“Whatever you do, do not be like a certain pious but stubborn lady in Rome, so often mentioned when speaking about the Rosary.
She was so devout and so fervent that she put to shame by her holy life even the strictest religious in the Church.
“Having decided to ask Saint Dominic’s advice about her spiritual life, she asked him to hear her confession.
For penance he gave her one whole Rosary to say and advised her to say it every day. She said that she had no time to say it, excusing herself on the grounds that she made the Stations of Rome every day, that she wore sackcloth and a hair shirt, that she carried out so many other penances and fasted so much.
Saint Dominic urged her repeatedly to take his advice and say the Rosary, but she would not hear of it. She left the confessional, horrified at the tactics of this new spiritual director who had tried so hard to persuade her to take on a devotion that was not at all to her liking.
“Later on, when she was in prayer, she fell into ecstasy and had a vision of her soul appearing before Our Lord’s Judgment Seat. Saint Michael put all her penances and other prayers onto one tray of the scales and all her sins and imperfections onto the other tray. The tray of her good works was greatly outweighed by the tray with her sins and imperfections.
“Filled with terror she cried for mercy, imploring the Blessed Virgin Mary’s help. Her gracious Advocate took the one and only Rosary that she had said for her penance and dropped it onto the tray of her good works. This one Rosary was so heavy that it weighed more than all her sins as well as all her good works. Our Lady then reproved her for refusing to follow the counsel of her servant Dominic and for not saying the Rosary every day.

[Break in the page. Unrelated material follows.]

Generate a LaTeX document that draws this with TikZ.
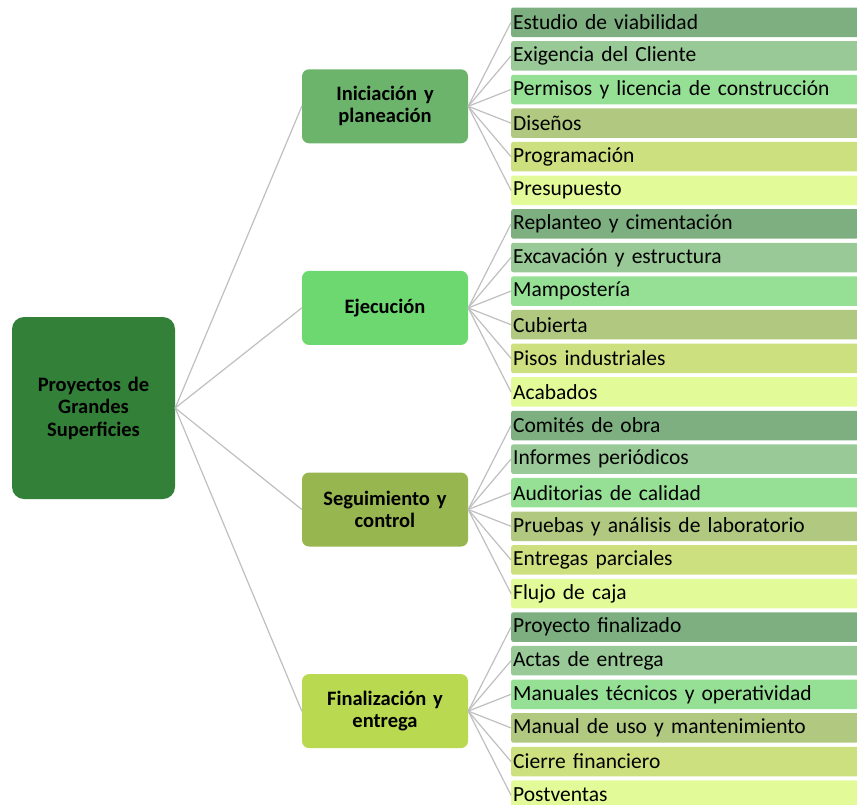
\documentclass[tikz,border=0pt]{standalone}
\usepackage{fontspec}
\setmainfont{Carlito}
\usepackage{tikz}
\usetikzlibrary{positioning}

\definecolor{linea}{RGB}{191,191,191}
\definecolor{raizcol}{RGB}{51,128,56}
\definecolor{fase1}{RGB}{108,180,108}
\definecolor{fase2}{RGB}{109,215,112}
\definecolor{fase3}{RGB}{151,182,80}
\definecolor{fase4}{RGB}{185,217,80}
\definecolor{tarea1}{RGB}{125,175,128}
\definecolor{tarea2}{RGB}{152,201,150}
\definecolor{tarea3}{RGB}{150,224,150}
\definecolor{tarea4}{RGB}{176,200,128}
\definecolor{tarea5}{RGB}{204,224,128}
\definecolor{tarea6}{RGB}{226,250,152}

\tikzset{
  raiz/.style={fill=raizcol, rounded corners=12pt, minimum width=163pt, minimum height=182pt,
    text width=155pt, align=center, font=\bfseries\fontsize{20.5}{22.5}\selectfont},
  fase/.style={rounded corners=7pt, minimum width=166pt, minimum height=74pt,
    text width=158pt, align=center, font=\bfseries\fontsize{20.5}{22}\selectfont},
  tarea/.style={anchor=west, rounded corners=2pt, minimum height=29.5pt, inner xsep=2pt,
    text width=345pt, align=left, font=\fontsize{21.5}{24}\selectfont},
  enlace/.style={draw=linea, line width=1.2pt}
}

\begin{document}
\begin{tikzpicture}[x=1pt, y=-1pt, line join=round, line cap=round]
    \useasboundingbox (0,0) rectangle (857,804);

    % Nodo raíz
    \node[raiz] (R) at (93.5,408) {Proyectos de\\Grandes\\Superficies};

    % Fases del proyecto
    \node[fase, fill=fase1] (F1) at (385,106.3) {Iniciación y\\planeación};
    \node[fase, fill=fase2] (F2) at (385,307.9) {Ejecución};
    \node[fase, fill=fase3] (F3) at (385,509.5) {Seguimiento y\\control};
    \node[fase, fill=fase4] (F4) at (385,711.1) {Finalización y\\entrega};

    % Enlaces raíz -> fases
    \foreach \f in {1,...,4}
        \draw[enlace] (R.east) -- (F\f.west);

    % Tareas de cada fase (seis por fase)
    \foreach \t [count=\i] in {Estudio de viabilidad, Exigencia del Cliente,
        Permisos y licencia de construcción, Diseños, Programación, Presupuesto,
        Replanteo y cimentación, Excavación y estructura, Mampostería, Cubierta,
        Pisos industriales, Acabados,
        Comités de obra, Informes periódicos, Auditorias de calidad,
        Pruebas y análisis de laboratorio, Entregas parciales, Flujo de caja,
        Proyecto finalizado, Actas de entrega, Manuales técnicos y operatividad,
        Manual de uso y mantenimiento, Cierre financiero, Postventas}
    {
        \pgfmathtruncatemacro\k{mod(\i-1,6)+1}
        \pgfmathtruncatemacro\g{div(\i-1,6)+1}
        \node[tarea, fill=tarea\k] (T\i) at (511,{22.3+33.6*(\i-1)}) {\t};
        \draw[enlace] (F\g.east) -- (T\i.west);
    }
\end{tikzpicture}
\end{document}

“As soon as she came to she rushed and threw herself at Saint Dominic’s feet, and told him all that had happened. She begged his forgiveness for her unbelief and promised to say the Rosary faithfully every day. By this means she arose to Christian perfection and finally to the glory of everlasting life.
“You who are people of prayer— learn from this how tremendous is the power, the value and the importance of this devotion of the Most Holy Rosary when it is said together with meditation on the mysteries.”
*An excerpt from Saint Louis de Montfort’s The Secret of the Rosary (Rockford, IL: TAN Books and Publishers, Inc., 1999), 63–64.